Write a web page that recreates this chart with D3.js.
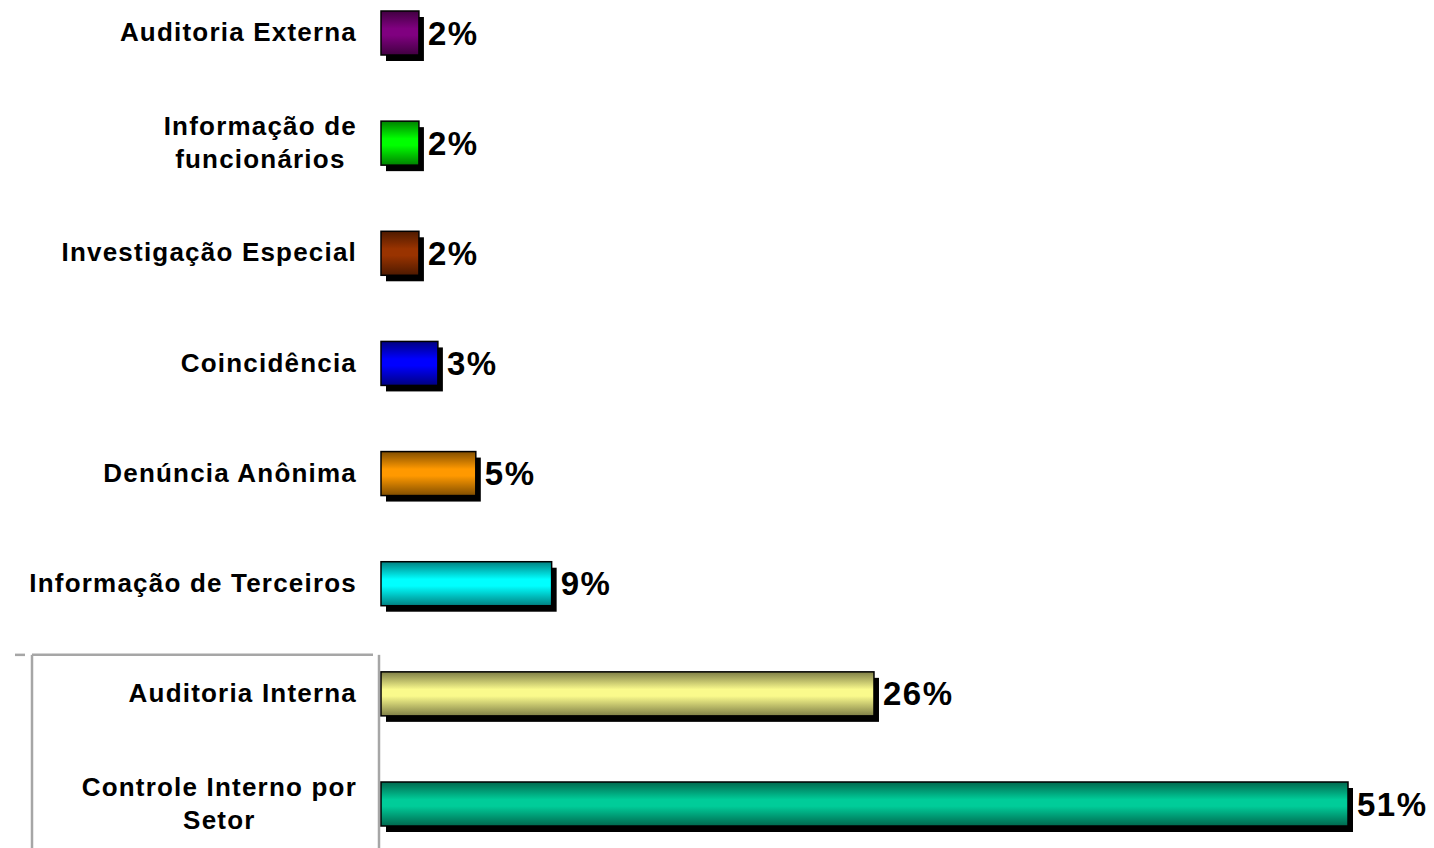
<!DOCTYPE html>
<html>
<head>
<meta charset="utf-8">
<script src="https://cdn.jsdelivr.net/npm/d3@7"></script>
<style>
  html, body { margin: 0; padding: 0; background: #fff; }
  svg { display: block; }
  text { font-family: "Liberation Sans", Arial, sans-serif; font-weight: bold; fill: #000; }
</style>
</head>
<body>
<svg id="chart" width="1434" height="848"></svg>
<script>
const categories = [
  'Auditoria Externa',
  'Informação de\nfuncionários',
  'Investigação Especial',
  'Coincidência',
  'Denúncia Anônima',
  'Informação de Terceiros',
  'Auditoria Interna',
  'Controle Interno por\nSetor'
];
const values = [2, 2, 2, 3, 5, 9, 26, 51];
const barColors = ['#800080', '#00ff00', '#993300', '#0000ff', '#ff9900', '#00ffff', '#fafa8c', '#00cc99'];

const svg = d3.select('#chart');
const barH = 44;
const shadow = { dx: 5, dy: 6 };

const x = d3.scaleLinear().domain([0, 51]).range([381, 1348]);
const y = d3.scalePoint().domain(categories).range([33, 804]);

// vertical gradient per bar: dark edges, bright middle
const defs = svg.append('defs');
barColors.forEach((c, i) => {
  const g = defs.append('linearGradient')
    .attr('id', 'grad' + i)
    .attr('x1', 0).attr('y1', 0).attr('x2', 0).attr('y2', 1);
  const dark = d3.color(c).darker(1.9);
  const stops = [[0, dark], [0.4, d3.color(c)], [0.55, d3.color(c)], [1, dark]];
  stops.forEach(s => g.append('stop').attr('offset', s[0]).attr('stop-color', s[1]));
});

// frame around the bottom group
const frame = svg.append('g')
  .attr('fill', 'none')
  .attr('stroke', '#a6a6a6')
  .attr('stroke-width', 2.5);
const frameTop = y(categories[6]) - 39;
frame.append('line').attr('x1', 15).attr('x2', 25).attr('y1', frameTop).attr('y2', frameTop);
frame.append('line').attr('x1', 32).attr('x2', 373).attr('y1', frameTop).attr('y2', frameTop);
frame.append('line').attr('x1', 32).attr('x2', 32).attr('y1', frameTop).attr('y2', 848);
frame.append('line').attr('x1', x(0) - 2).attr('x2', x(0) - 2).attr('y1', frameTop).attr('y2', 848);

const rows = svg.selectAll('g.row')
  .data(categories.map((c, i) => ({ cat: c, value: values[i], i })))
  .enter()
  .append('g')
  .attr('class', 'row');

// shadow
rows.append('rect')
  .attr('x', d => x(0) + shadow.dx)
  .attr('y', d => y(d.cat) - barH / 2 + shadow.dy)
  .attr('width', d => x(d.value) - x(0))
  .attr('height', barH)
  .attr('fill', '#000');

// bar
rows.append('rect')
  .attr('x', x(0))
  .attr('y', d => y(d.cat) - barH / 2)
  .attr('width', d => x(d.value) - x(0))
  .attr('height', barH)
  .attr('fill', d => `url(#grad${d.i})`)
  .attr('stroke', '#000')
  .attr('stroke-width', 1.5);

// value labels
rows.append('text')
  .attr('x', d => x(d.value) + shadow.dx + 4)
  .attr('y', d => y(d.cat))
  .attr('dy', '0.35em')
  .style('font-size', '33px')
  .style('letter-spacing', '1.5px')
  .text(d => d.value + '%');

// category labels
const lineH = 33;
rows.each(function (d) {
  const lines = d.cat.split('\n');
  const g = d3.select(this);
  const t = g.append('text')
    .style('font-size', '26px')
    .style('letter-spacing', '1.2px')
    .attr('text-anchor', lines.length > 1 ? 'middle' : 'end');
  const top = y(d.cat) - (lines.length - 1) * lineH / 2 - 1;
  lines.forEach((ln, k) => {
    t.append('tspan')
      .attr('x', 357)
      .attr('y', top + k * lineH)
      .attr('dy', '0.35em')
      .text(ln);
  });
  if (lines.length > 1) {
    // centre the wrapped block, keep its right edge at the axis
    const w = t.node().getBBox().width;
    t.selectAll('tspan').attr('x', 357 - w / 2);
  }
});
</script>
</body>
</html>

> Written problem
Copy out every line of the material above exactly, skipping the pictures.

> Answer below
Write a web page that recreates this chart with D3.js.
<!DOCTYPE html>
<html>
<head>
<meta charset="utf-8">
<script src="https://cdn.jsdelivr.net/npm/d3@7"></script>
<style>
  html, body { margin: 0; padding: 0; background: #fff; }
  svg { display: block; }
  text { font-family: "Liberation Sans", Arial, sans-serif; font-weight: bold; fill: #000; }
</style>
</head>
<body>
<svg id="chart" width="1434" height="848"></svg>
<script>
const categories = [
  'Auditoria Externa',
  'Informação de\nfuncionários',
  'Investigação Especial',
  'Coincidência',
  'Denúncia Anônima',
  'Informação de Terceiros',
  'Auditoria Interna',
  'Controle Interno por\nSetor'
];
const values = [2, 2, 2, 3, 5, 9, 26, 51];
const barColors = ['#800080', '#00ff00', '#993300', '#0000ff', '#ff9900', '#00ffff', '#fafa8c', '#00cc99'];

const svg = d3.select('#chart');
const barH = 44;
const shadow = { dx: 5, dy: 6 };

const x = d3.scaleLinear().domain([0, 51]).range([381, 1348]);
const y = d3.scalePoint().domain(categories).range([33, 804]);

// vertical gradient per bar: dark edges, bright middle
const defs = svg.append('defs');
barColors.forEach((c, i) => {
  const g = defs.append('linearGradient')
    .attr('id', 'grad' + i)
    .attr('x1', 0).attr('y1', 0).attr('x2', 0).attr('y2', 1);
  const dark = d3.color(c).darker(1.9);
  const stops = [[0, dark], [0.4, d3.color(c)], [0.55, d3.color(c)], [1, dark]];
  stops.forEach(s => g.append('stop').attr('offset', s[0]).attr('stop-color', s[1]));
});

// frame around the bottom group
const frame = svg.append('g')
  .attr('fill', 'none')
  .attr('stroke', '#a6a6a6')
  .attr('stroke-width', 2.5);
const frameTop = y(categories[6]) - 39;
frame.append('line').attr('x1', 15).attr('x2', 25).attr('y1', frameTop).attr('y2', frameTop);
frame.append('line').attr('x1', 32).attr('x2', 373).attr('y1', frameTop).attr('y2', frameTop);
frame.append('line').attr('x1', 32).attr('x2', 32).attr('y1', frameTop).attr('y2', 848);
frame.append('line').attr('x1', x(0) - 2).attr('x2', x(0) - 2).attr('y1', frameTop).attr('y2', 848);

const rows = svg.selectAll('g.row')
  .data(categories.map((c, i) => ({ cat: c, value: values[i], i })))
  .enter()
  .append('g')
  .attr('class', 'row');

// shadow
rows.append('rect')
  .attr('x', d => x(0) + shadow.dx)
  .attr('y', d => y(d.cat) - barH / 2 + shadow.dy)
  .attr('width', d => x(d.value) - x(0))
  .attr('height', barH)
  .attr('fill', '#000');

// bar
rows.append('rect')
  .attr('x', x(0))
  .attr('y', d => y(d.cat) - barH / 2)
  .attr('width', d => x(d.value) - x(0))
  .attr('height', barH)
  .attr('fill', d => `url(#grad${d.i})`)
  .attr('stroke', '#000')
  .attr('stroke-width', 1.5);

// value labels
rows.append('text')
  .attr('x', d => x(d.value) + shadow.dx + 4)
  .attr('y', d => y(d.cat))
  .attr('dy', '0.35em')
  .style('font-size', '33px')
  .style('letter-spacing', '1.5px')
  .text(d => d.value + '%');

// category labels
const lineH = 33;
rows.each(function (d) {
  const lines = d.cat.split('\n');
  const g = d3.select(this);
  const t = g.append('text')
    .style('font-size', '26px')
    .style('letter-spacing', '1.2px')
    .attr('text-anchor', lines.length > 1 ? 'middle' : 'end');
  const top = y(d.cat) - (lines.length - 1) * lineH / 2 - 1;
  lines.forEach((ln, k) => {
    t.append('tspan')
      .attr('x', 357)
      .attr('y', top + k * lineH)
      .attr('dy', '0.35em')
      .text(ln);
  });
  if (lines.length > 1) {
    // centre the wrapped block, keep its right edge at the axis
    const w = t.node().getBBox().width;
    t.selectAll('tspan').attr('x', 357 - w / 2);
  }
});
</script>
</body>
</html>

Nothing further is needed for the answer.